I continue to be bullish on GRPN and see two positive catalysts for the stock. First, ongoing stability and growing O2O trends will continue to support the company's near-term growth outlook. Second, industry consolidation will continue to favor GRPN either as an acquirer or a target. With Facebook (NASDAQ:FB), Google (NASDAQ:GOOGL) and Amazon (NASDAQ:AMZN) showing increasing interest in the local deal space, GRPN is an attractive target due to its solid industry standing.
Revenue of $917m, flat y/y and EPS of $0.04 both were ahead of consensus. More important, guidance of $2.75b-$3.05b for 2016E guidance was within expectations and the company now is guiding $80-$130m in EBITDA. Overall the quarter was very solid with FX-neutral local billing +7% y/y and this growth profile is expected to remain steady in the next several quarters before accelerating in late 2016. North America continues to gain traction with local revenue +8% on the back of a +44bps take-rate increase. Although EMEA and RoW operations continue to see persistent headwinds, streamlining the overseas operation via asset sale or exit will be fundamental to GRPN's long-term profitability.
Management provided additional color on marketing spend, which I think is constructive for the market to have realistic expectation of the company's spending going forward. In the quarter, $61m was spent on consumer marketing, a +$25m sequential increase, and most of them are centered on North America. The budget was spread across SEM, apps, subsidies, offline and display ads, and given the competitive nature and the fragmentation of the market, we can see higher marketing spend this year as GRPN look to squeeze out the smaller rivals and gain further foothold in the local deals space.
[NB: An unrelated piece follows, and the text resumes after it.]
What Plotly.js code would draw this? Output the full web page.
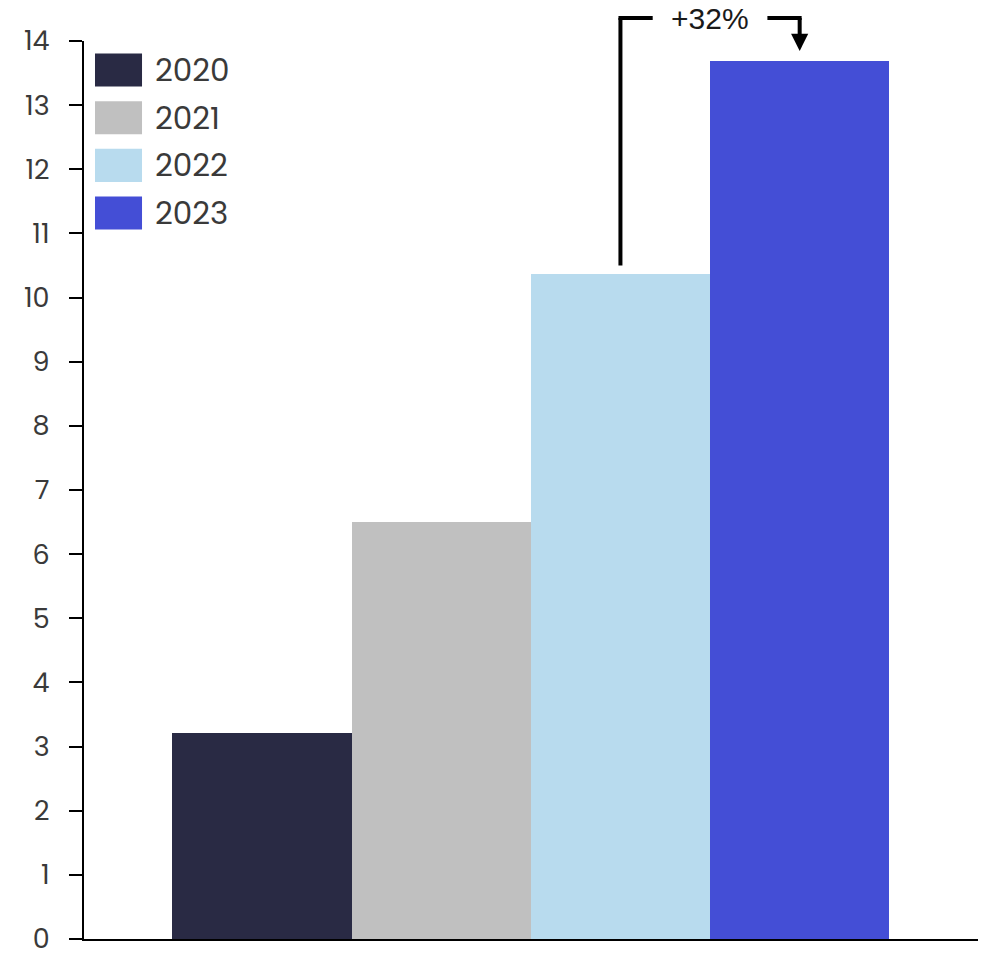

Although some investors may be relieved to see the decline in discounts, it is worth reminding that GRPN can switch on the lever given how competitive the market can turn out.
Bottom line is that GRPN's Q4 was very positive and the bullish outlook is exactly what the market needs after the decline in the stock over the past year. The stability in North America will give the market some comfort on its growth outlook and I continue to view GRPN to be a leader in the on-demand, local deal market. In short, I believe the local deal space is only the surface of what GRPN can accomplish given its scale and market penetration. Future potential includes on-demand services, delivery and broader scope, all of which will be accretive to its growth outlook. I remain bullish on the stock.